Why, indeed, should Ramallah matter to us more than Holon? And why hide our pro-Israel position (if that’s really what we are) simply to appeal to more college students? Had Theodor Herzl adopted that stance with the sultan, or had Chaim Weizmann been bashful in London, would we have a state? Had Golda Meir been self-conscious about her convictions in the face of an American community not entirely certain that a Jewish state was a good idea, where would we be? One shudders to imagine.
Have we become so utterly addicted to dialogue with our enemies that we would rather visit their cities than our own? Have we lost the ability to say, “If you breathe new life into the age-old blood libel, we will shun you”? Would we invite Alfred Dreyfus’s accusers here for dialogue, were they alive today? We have real enemies. Have we so lost sight of that that we forget that anything we say, to paraphrase Miranda, “can and will be used against us”?
If those who insist on silencing any critique of Israel fail us because their passion threatens to squelch the debate we desperately need, those passionately committed to open debate suffer from the opposite problem – they do not recognize that they are unwittingly playing right into the hands of those determined to destroy us.
Take Sand’s book, The Invention of the Jewish People. It is, ostensibly, nothing but an academic hypothesis. Why all the tumult, numerous young American Jews have asked me. Perhaps Sands errs in some of his claims, but so, too, do many academic tomes.
What’s so dangerous is clear on the Amazon page for Sand’s book. Take a look at the “Customers Who Bought This Item Also Bought” section. There’s Avi Shlaim, the well known post-Zionist, and his Israel and Palestine: Reflections, Revisions, Refutations. Next to it, sporting a cover with both a swastika and a Star of David, Debating the Holocaust: A New Look at Both Sides, as if there’s actually something to debate. Then, Israeli Apartheid: A Beginner’s Guide. And Palestine in Pieces: Graphic Perspectives.
Surely, Sand must have known how his book would be used.
But there are critics of Israel who genuinely do not wish to do it harm. And these people ought to bear one central fact in mind: In today’s climate, anything we say can, and indeed will, be used against us.

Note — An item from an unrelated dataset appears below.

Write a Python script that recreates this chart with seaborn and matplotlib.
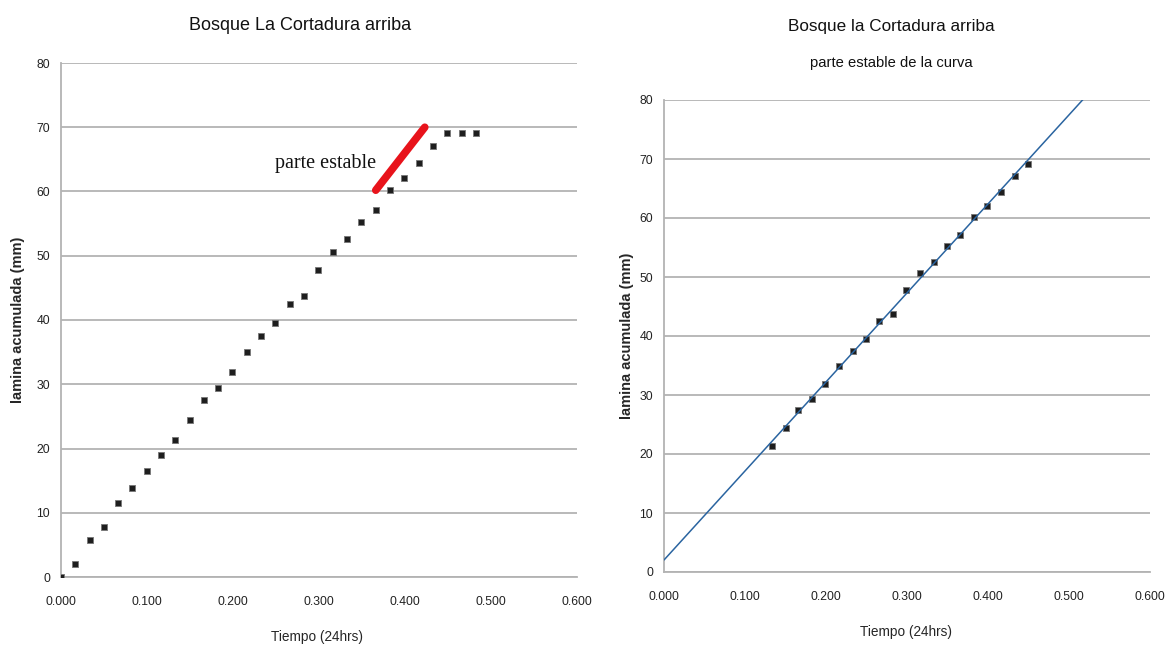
import numpy as np
import pandas as pd
import matplotlib
matplotlib.use("Agg")
import matplotlib.pyplot as plt
import seaborn as sns

# Cumulative infiltration readings (time as fraction of a day, depth in mm)
tiempo = [0.000, 0.016, 0.034, 0.050, 0.066, 0.083, 0.100, 0.116, 0.133, 0.150,
          0.166, 0.183, 0.199, 0.216, 0.233, 0.249, 0.266, 0.283, 0.299, 0.316,
          0.333, 0.349, 0.366, 0.383, 0.399, 0.416, 0.433, 0.449, 0.466, 0.483]
lamina = [0.0, 2.0, 5.8, 7.8, 11.5, 13.9, 16.5, 19.0, 21.3, 24.4,
          27.5, 29.4, 31.9, 35.0, 37.5, 39.5, 42.5, 43.7, 47.8, 50.6,
          52.6, 55.3, 57.1, 60.2, 62.1, 64.4, 67.1, 69.1, 69.1, 69.1]
# Stable part of the curve used for the linear fit
estable_inicio, estable_fin = 8, 28
# Highlighted stretch on the left panel
tramo_x = [0.366, 0.423]
tramo_y = [60.2, 70.0]

x_ticks = [0.0, 0.1, 0.2, 0.3, 0.4, 0.5, 0.6]
y_ticks = [0, 10, 20, 30, 40, 50, 60, 70, 80]

df = pd.DataFrame({"tiempo": tiempo, "lamina": lamina})
df_est = df.iloc[estable_inicio:estable_fin]

sns.set_style("white")
plt.rcParams["font.family"] = ["Liberation Sans", "DejaVu Sans"]

fig = plt.figure(figsize=(11.71, 6.47), dpi=100)
ax1 = fig.add_axes([61/1171, 1 - 577/647, 516/1171, 514/647])
ax2 = fig.add_axes([664/1171, 1 - 572/647, 486/1171, 472/647])

grid_c = "#b3b3b3"
marker_kw = dict(marker="s", s=22, color="#1e1e1e", edgecolor="#777777", linewidth=0.6)


def style_axes(ax):
    ax.set_xlim(0, 0.6)
    ax.set_ylim(0, 80)
    ax.set_xticks(x_ticks)
    ax.set_yticks(y_ticks)
    ax.set_xticklabels([f"{v:.3f}" for v in x_ticks])
    ax.grid(axis="y", color=grid_c, linewidth=1.3)
    ax.grid(axis="x", visible=False)
    ax.set_axisbelow(True)
    for side in ("top", "right"):
        ax.spines[side].set_visible(False)
    for side in ("left", "bottom"):
        ax.spines[side].set_color(grid_c)
        ax.spines[side].set_linewidth(1.3)
    ax.tick_params(axis="both", which="both", length=5, width=1, color=grid_c,
                   labelsize=8.8, labelcolor="#222222", direction="out")
    ax.tick_params(axis="x", pad=9)
    ax.tick_params(axis="y", pad=3)


# Left panel: full infiltration curve
style_axes(ax1)
sns.scatterplot(data=df, x="tiempo", y="lamina", ax=ax1, zorder=3, **marker_kw)
sns.lineplot(x=tramo_x, y=tramo_y, ax=ax1, color="#e8131b", linewidth=5.5,
             solid_capstyle="round", zorder=4)
ax1.text(0.249, 64.4, "parte estable", family="Liberation Serif", fontsize=14.5,
         va="center", ha="left", color="#111111")
ax1.set_xlabel("Tiempo (24hrs)", fontsize=9.8)
ax1.set_ylabel("lamina acumulada (mm)", fontsize=10.5, fontweight="bold")
ax1.xaxis.set_label_coords(0.497, -0.103)
ax1.yaxis.set_label_coords(-0.07, 0.5)

# Right panel: stable part with linear trend
style_axes(ax2)
sns.regplot(data=df_est, x="tiempo", y="lamina", ax=ax2, ci=None, truncate=False,
            marker="s",
            scatter_kws=dict(s=22, color="#1e1e1e", edgecolor="#777777",
                             linewidths=0.6, zorder=3, alpha=1),
            line_kws=dict(color="#2a64a0", linewidth=1.1, zorder=4))
ax2.set_xlim(0, 0.6)
ax2.set_ylim(0, 80)
ax2.set_xlabel("Tiempo (24hrs)", fontsize=9.8)
ax2.set_ylabel("lamina acumulada (mm)", fontsize=10.5, fontweight="bold")
ax2.xaxis.set_label_coords(0.497, -0.112)
ax2.yaxis.set_label_coords(-0.062, 0.5)

fig.text(300/1171, 1 - 25/647, "Bosque La Cortadura arriba", ha="center",
         va="center", fontsize=13, color="#111111")
fig.text(891/1171, 1 - 27/647, "Bosque la Cortadura arriba", ha="center",
         va="center", fontsize=12.3, color="#111111")
fig.text(891/1171, 1 - 63/647, "parte estable de la curva", ha="center",
         va="center", fontsize=10.6, color="#111111")

fig.savefig("out.png", dpi=100, facecolor="white")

Yes, there is moral failure and dangerous shortsightedness in refusing to hold ourselves and our government to standards of which we, and our children, will be proud. Of course Israel needs nuanced moral critique; no true lover of Zion would want that critique silenced.
But there is also suicidal folly in denying what we know: Were the UN to vote today on the creation of Israel, the motion would fail. The outcome of November 29, 1947 would not be repeated, for the world has decided that Israel was a mistake. No other country anywhere is subjected to debate as to whether it should exist. And that is the fact that matters more than any other.
Given that, the ultimate question is the one that the biblical Joshua posed to the angel (Joshua 5:13): “Are you with us, or do you seek our destruction?” It is frustrating, and tragic – but right now, in the world in which we live, those are our only choices.